Onondaga County Comptroller Bob Antonacci, a Republican vying for the 50th Senate District seat, wants to make the property tax cap permanent if elected to represent Cayuga and Onondaga counties.
Antonacci reiterated his support for the property tax cap in a statement released Wednesday. He highlighted the benefits of the cap, which was enacted in 2011. He cited estimates showing that taxpayers have saved $37 billion since the cap was implemented.
The cap limits tax levy growth to 2 percent or the rate inflation, whichever is less.
Members of both parties support the property tax cap. But Senate Republicans have been pushing to make the tax cap permanent. Senate Majority Leader John Flanagan made it a top priority entering the legislative session this year, but an agreement wasn't reached.
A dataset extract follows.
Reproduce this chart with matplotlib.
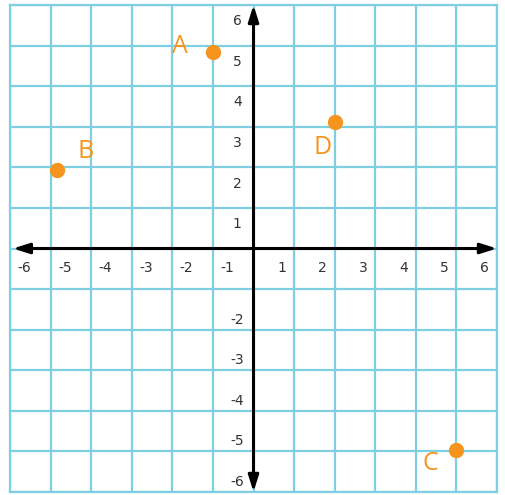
import matplotlib.pyplot as plt

# points
names = ["A", "B", "C", "D"]
xs = [-1.0, -4.84, 4.99, 2.01]
ys = [4.85, 1.93, -4.97, 3.12]
# where each letter sits
label_x = [-1.81, -4.13, 4.37, 1.69]
label_y = [4.97, 2.38, -5.31, 2.5]

ticks = [-6, -5, -4, -3, -2, -1, 1, 2, 3, 4, 5, 6]

grid_color = "#7fcfe3"
orange = "#f7941d"

fig = plt.figure(figsize=(5.05, 4.95), dpi=100)
ax = fig.add_axes([10 / 505, 3 / 495, 487 / 505, 487 / 495])
ax.set_xlim(-6, 6)
ax.set_ylim(-6, 6)
ax.set_xticks(range(-6, 7))
ax.set_yticks(range(-6, 7))
ax.grid(True, color=grid_color, linewidth=1.6)
ax.tick_params(length=0, labelbottom=False, labelleft=False)
for s in ax.spines.values():
    s.set_color(grid_color)
    s.set_linewidth(1.6)

# axes with arrows
arrow = dict(arrowstyle="<|-|>,head_length=0.7,head_width=0.22", color="black", lw=2.2,
             mutation_scale=14, shrinkA=0, shrinkB=0)
ax.annotate("", xy=(6, 0), xytext=(-5.93, 0), arrowprops=arrow)
ax.annotate("", xy=(0, 6), xytext=(0, -6), arrowprops=arrow)

# tick numbers
for t in ticks:
    dx = 0.35 if t < 0 else -0.3
    ax.text(t + dx, -0.48, str(t), ha="center", va="center", fontsize=10, color="#333333")
    if t == -1:
        continue
    dy = 0.25 if t < 0 else -0.4
    ax.text(-0.4, t + dy, str(t), ha="center", va="center", fontsize=10, color="#333333")

ax.plot(xs, ys, "o", color=orange, ms=10, zorder=5)
for n, lx, ly in zip(names, label_x, label_y):
    ax.text(lx, ly, n, ha="center", va="center", fontsize=18, color=orange, family="Open Sans")

fig.savefig("out.png", dpi=100)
The property tax cap is set to expire in 2020. The state Legislature could make it permanent, extend it for a set period of time or let it lapse.
"The Albany politicians shouldn't be making it any harder for local families who want to live and work in upstate New York, they should be bending over backwards to reduce their taxes and promote greater affordability," Antonacci said.
In his statement, Antonacci urged his Democratic opponent, John Mannion, to support making the property tax cap permanent. Mannion told The Citizen last week that he supports continuing the property tax cap. But he hasn't said whether he would vote to make it permanent.
Mannion noted that the property tax cap advanced in the state Legislature because of support from state Assembly Democrats and the advocacy of Gov. Andrew Cuomo, a Democrat who made the tax cap a top priority in his first term.
"We have to be very careful with the money that we spend and we have to be very careful about implementing any other taxes," Mannion said. "The tax cap has done its job of slowing the exponential growth of property taxes and we need that."
Despite its benefits, there has been criticism of the property tax cap from municipal and school district leaders. Because of how the cap works, it can place budgetary constraints on local governments and school districts.
But for Antonacci, the benefits outweigh the costs. He's a local government official who has seen the property tax cap work. He said making the property tax cap will be one of his top priorities.
"Middle-class taxpayers are depending on it," he said. "Businesses who want to create jobs for workers are depending on it. Ensuring the property tax cap never goes away is essential to creating a future for them right here in central New York."